**What to produce:**
Determine the number of lines that have the string "chart" in them, and give only that number.

**Dataset extract:**
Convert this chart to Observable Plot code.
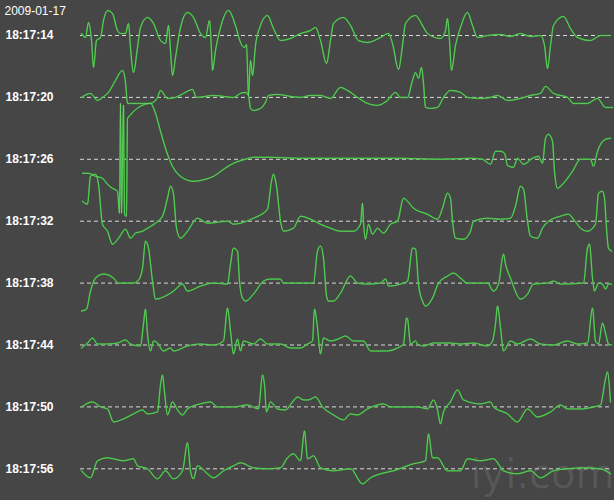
<!DOCTYPE html>
<html><head><meta charset="utf-8">
<script src="https://cdn.jsdelivr.net/npm/d3@7"></script>
<script src="https://cdn.jsdelivr.net/npm/@observablehq/plot@0.6"></script>
<style>body{margin:0;background:#464646;}</style>
</head><body><div id="chart"></div>
<script>
// Recording date and row start times
const dateLabel = "2009-01-17";
const rowLabels = ["18:17:14","18:17:20","18:17:26","18:17:32","18:17:38","18:17:44","18:17:50","18:17:56"];
// Each trace: [sample index (~88 samples/s), amplitude units]
const trace0 = [[1,2],[5,-2],[8,13],[11,-5],[13,-32],[16,-5],[20,-2],[23,15],[27,25],[32,22],[37,5],[40,2],[45,2],[48,12],[50,-12],[53,-37],[57,-12],[60,8],[67,18],[73,12],[80,-5],[85,-8],[88,10],[90,-15],[92,-40],[95,-22],[100,8],[107,23],[113,18],[120,2],[125,-2],[129,15],[131,-15],[132,-35],[135,-15],[140,8],[148,25],[155,10],[160,-7],[164,-12],[166,-9],[168,-60],[170,-25],[172,-40],[175,-10],[180,10],[187,20],[193,7],[200,-5],[210,-3],[220,2],[230,5],[235,8],[240,-5],[246,-28],[250,-5],[253,12],[263,18],[270,10],[278,-5],[287,-7],[300,-2],[308,2],[312,-8],[318,-34],[322,-10],[325,12],[335,20],[342,10],[347,2],[360,-3],[365,5],[367,17],[369,-5],[371,-35],[375,-10],[380,8],[387,23],[392,10],[397,-2],[407,0],[420,1],[430,-1],[440,2],[450,-1],[460,0],[464,-10],[467,-33],[470,-10],[473,10],[483,19],[490,7],[497,-2],[510,-5],[520,0],[530,0]];
const trace1 = [[1,0],[10,4],[17,-3],[22,0],[28,5],[35,17],[42,27],[45,15],[47,-6],[70,-6],[77,0],[80,7],[87,-1],[95,0],[103,4],[112,8],[116,0],[133,2],[153,0],[160,4],[165,5],[168,2],[170,-11],[173,-13],[180,-11],[185,-5],[188,2],[197,3],[210,1],[220,0],[230,2],[240,2],[250,-1],[260,10],[267,7],[277,0],[287,-6],[297,-8],[307,-3],[315,5],[320,0],[327,0],[332,17],[335,25],[338,19],[341,30],[343,14],[345,-10],[350,-11],[357,-10],[363,0],[370,7],[380,5],[387,0],[400,-1],[410,0],[417,2],[427,-3],[440,-1],[450,2],[460,4],[465,11],[473,4],[487,0],[493,-6],[507,-6],[517,-1],[525,-10],[532,-10]];
const trace2 = [[2,-14],[8,-14],[15,-17],[22,-19],[27,-25],[32,-29],[37,-32],[39,-54],[40,56],[41,-54],[43,54],[44,-55],[46,-57],[47,41],[70,56],[75,46],[80,28],[86,8],[92,-7],[100,-17],[113,-22],[125,-20],[133,-17],[143,-10],[153,-4],[165,0],[173,2],[190,2],[220,1],[270,1],[320,1],[360,0],[390,1],[402,0],[410,-5],[415,8],[420,8],[424,6],[427,-6],[433,-8],[437,1],[443,-5],[452,1],[458,3],[462,-4],[465,21],[468,25],[472,18],[474,-12],[477,-29],[480,-27],[492,-12],[500,0],[510,0],[513,-7],[517,8],[520,15],[525,20],[530,21]];
const trace3 = [[2,20],[7,17],[10,45],[15,47],[18,37],[22,-3],[27,-10],[32,-23],[38,-17],[45,-8],[50,-17],[55,-12],[62,-10],[67,-7],[75,-2],[82,5],[87,23],[90,35],[93,27],[96,-7],[100,-17],[107,-10],[117,3],[127,-2],[147,0],[153,-3],[173,3],[187,12],[191,40],[193,47],[196,35],[200,0],[203,-10],[213,-7],[220,5],[230,2],[240,-3],[250,-7],[260,-10],[273,-10],[280,-3],[282,18],[283,0],[285,-18],[288,-3],[292,-13],[297,-7],[303,-12],[310,-3],[317,0],[323,23],[327,20],[333,13],[347,7],[357,2],[362,13],[367,28],[370,23],[372,0],[375,-17],[383,-18],[390,-10],[393,0],[407,3],[420,2],[430,3],[435,15],[440,35],[443,32],[447,0],[450,-15],[457,-17],[462,-7],[468,0],[480,5],[488,7],[493,2],[500,-7],[507,-10],[515,-3],[518,28],[522,30],[524,23],[526,-7],[528,-27],[531,-30]];
const trace4 = [[1,-28],[6,-26],[10,-8],[15,5],[23,9],[33,5],[38,0],[53,0],[58,3],[62,15],[65,42],[68,35],[72,2],[75,-16],[80,-15],[93,-8],[102,-1],[107,-8],[120,-3],[133,0],[147,-1],[150,19],[153,35],[157,32],[159,2],[162,-15],[165,-18],[173,-11],[183,2],[190,4],[200,4],[203,0],[233,0],[237,32],[240,37],[243,25],[246,-13],[248,-18],[253,-18],[260,-10],[270,7],[277,0],[287,-1],[300,0],[305,4],[308,-3],[320,-1],[327,2],[332,35],[335,34],[338,-1],[342,-18],[345,-23],[352,-15],[358,0],[367,7],[373,10],[380,5],[387,0],[407,0],[413,-8],[418,-1],[423,29],[425,19],[430,5],[440,-16],[447,-11],[453,-1],[467,0],[473,2],[480,-1],[503,0],[507,35],[509,39],[512,5],[514,-8],[518,0],[522,-1],[525,-6],[528,-1],[531,-1]];
const trace5 = [[1,-3],[7,2],[12,7],[17,1],[27,1],[37,2],[45,5],[50,1],[60,-1],[63,21],[65,36],[67,11],[70,-6],[73,4],[77,2],[83,-6],[90,-3],[93,-6],[107,-1],[120,1],[133,0],[143,4],[147,37],[150,14],[153,-9],[157,6],[160,-6],[163,4],[173,1],[180,6],[187,1],[200,1],[210,-3],[220,-3],[227,1],[232,4],[234,36],[237,17],[240,-9],[243,7],[250,4],[260,7],[265,9],[273,4],[283,4],[290,-6],[307,-6],[317,-3],[323,1],[326,27],[327,26],[330,1],[335,4],[337,1],[343,-1],[353,2],[370,2],[380,1],[393,2],[407,-1],[412,4],[415,21],[417,39],[420,17],[423,-6],[430,4],[437,1],[450,6],[460,1],[473,0],[487,4],[497,1],[507,2],[512,37],[515,4],[518,1],[522,22],[525,12],[528,1],[531,0]];
const trace6 = [[1,0],[12,5],[20,0],[27,-2],[33,-15],[43,-12],[53,-7],[62,-3],[67,-7],[77,-5],[80,22],[82,32],[84,15],[87,-8],[92,5],[97,-3],[102,-8],[107,-2],[120,3],[130,5],[137,0],[153,0],[167,2],[178,-2],[182,32],[184,22],[186,-5],[190,5],[197,-2],[205,-3],[212,5],[217,10],[223,7],[228,7],[235,10],[242,0],[253,-8],[263,-13],[270,-7],[277,-8],[287,-2],[303,3],[310,0],[337,0],[347,-2],[353,7],[357,-3],[360,-17],[363,-5],[370,5],[377,17],[383,7],[400,3],[410,5],[413,0],[427,-7],[437,-15],[447,-2],[457,-10],[470,-5],[480,2],[487,-2],[500,-2],[513,0],[520,2],[525,28],[527,35],[530,5]];
const trace7 = [[1,-2],[10,-9],[17,8],[27,11],[33,10],[43,8],[53,10],[57,3],[67,0],[77,-10],[85,-2],[93,-10],[102,-2],[107,26],[110,-2],[113,-10],[117,3],[127,-5],[133,-9],[143,-2],[153,3],[160,6],[173,1],[187,0],[200,1],[207,11],[213,15],[220,8],[224,38],[227,10],[233,13],[240,1],[253,-2],[270,0],[282,-15],[290,-9],[300,-5],[313,-2],[333,5],[345,8],[348,35],[352,11],[357,11],[367,-2],[380,-2],[387,10],[400,8],[413,10],[423,-2],[437,-5],[450,-2],[460,-9],[473,-2],[487,0],[503,1],[520,0],[530,-5]];
const traces = [trace0, trace1, trace2, trace3, trace4, trace5, trace6, trace7];
const watermark = "iyi.com";

const rowStep = 61.9;
const data = traces.flatMap((tr, i) => tr.map(([t, v]) => ({row: i, t, y: v - i * rowStep})));
const rows = rowLabels.map((label, i) => ({label, y: -i * rowStep}));

const chart = Plot.plot({
  width: 614, height: 500, margin: 0,
  x: {domain: [-80, 534], axis: null},
  y: {domain: [-465, 35], axis: null},
  style: {background: "#464646", color: "#fff"},
  marks: [
    Plot.text([watermark], {x: 390, y: -440, text: d => d, textAnchor: "start", fontSize: 40, fill: "#575757", stroke: "#3c3c3c", strokeWidth: 0.6, fontFamily: "DejaVu Sans"}),
    Plot.ruleY(rows, {y: "y", x1: 0, x2: 530, stroke: "#d8d8d8", strokeDasharray: "4,3", strokeWidth: 1}),
    Plot.line(data, {x: "t", y: "y", z: "row", stroke: "#2ea82e", strokeWidth: 1.5, curve: "monotone-x"}),
    Plot.line(data, {x: "t", y: "y", z: "row", stroke: "#7fe07f", strokeWidth: 0.6, curve: "monotone-x"}),
    Plot.text(rows, {x: -75, y: "y", text: "label", textAnchor: "start", fill: "#ffffff", fontSize: 12, fontWeight: "bold", fontFamily: "Liberation Sans"}),
    Plot.text([dateLabel], {x: -76, y: 24, text: d => d, textAnchor: "start", fill: "#ffffff", fontSize: 12, fontFamily: "Liberation Sans"})
  ]
});
document.getElementById("chart").appendChild(chart);
</script>
</body></html>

**Result of this exercise:**
4